I didn't blog for the past couple of days because I ended up eating A LOT of popcorn at the movies (Spiderman...not totally my thing, but I liked the subtle changes...I thought it would be a Spiderman story I hadn't heard yet) THEN getting a Baconator at Wendy's and ice cream!

The good news is that on Sunday, I did indeed get up and do intervals before I ate. Albeit, I avoided it until nearly 12:30pm (which is not ideal...ideal is eating at the same predictable time every day). Regardless, I killed it on the elliptical. I was serious about avoiding hard work until after I did my first 30 second interval. Then I cranked it. I put the resistance on 13 for my pops and 8 for recovery. By 9 I wondered if I could go on. I did, although I could not manage the intensity (pace-wise) of the pops, but I was absolutely winded and my quads were depleted.

Also, when I work really hard, for some reason, I get terrible uterine cramps that will not subside unless and until I take a breather. So after 9, I took an extra 30 seconds to recover, and the cramps only returned slightly, but by then I was done! I don't know why that happens. Sometimes I get breakthrough bleeding too. No one has been able to explain this to me. I call it my leaky cervix. Anyway, TMI. I'm glad I'm not posting this on FB!

So then Sunday I ate well until I went out to dinner for my friend Linsey who is leaving her job. We went to Rotelli's. I was TIRED from my workout, which explains my choices: a glass of red wine, caesar salad, and chicken parm. And IT WAS DELICIOUS! Amy says to remember that there are no "bad" foods/food choices. Just to remember what you're choosing when you eat fried chicken...that you're probably going to have some extra calories in your system.

So, I was all on point to take care of those extra calories by getting up and running early. Until I didn't go to bed on time and consequently didn't get up on time.

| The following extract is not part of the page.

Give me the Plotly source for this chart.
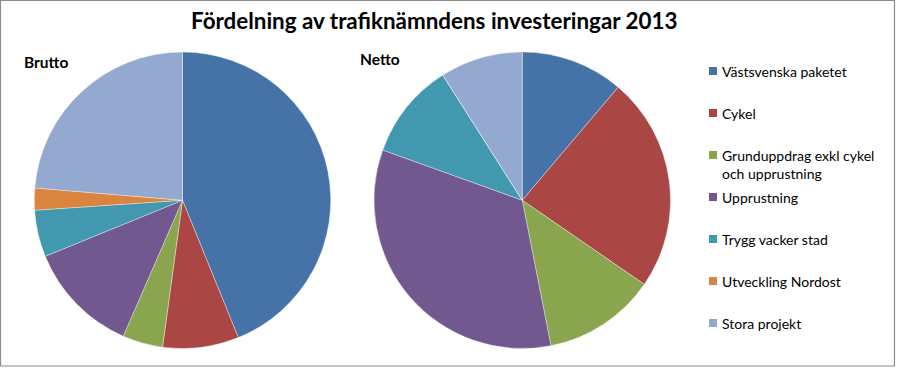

I forgot, I even drove out to Wegman's to get cheesecake after dinner. I will say that I had a $10 cheesecake in my right hand and a container of lemon poppy seed scones in my left...but turned around and walked out with a single slice of cheesecake. Which I call a win. I was deeply satisfied with that choice.

Anyway, so I woke up feeling crappy. Allergies got the best of me and I just didn't feel rested. I was pissed off that I didn't get my workout done and hit snooze for two hours (any wonder I didn't feel rested!) and just felt defeated. Like today was an insurmountable obstacle I just couldn't get over. I totally planned on having pizza and more fried chicken.

But apparently that reaction is weakening.

All it took was one inspirational posting on Facebook to remind me to just take ONE small step toward my goal.

I did that, and voilà! The rest of the day I ate pretty clean and even managed to go to Kerry's class, even though it took some serious effort to get there on time. And my legs weren't shaved, which has totally stopped me from attending class before. I worry that everyone will judge me (even wearing pants, at some point my legs show) for not shaving. But now, even if they do, I try to remind myself that it's not a good enough reason to skip class.

So. It's 9:44pm and I'm ready for a great day tomorrow. And I'm hungry. This is a good sign.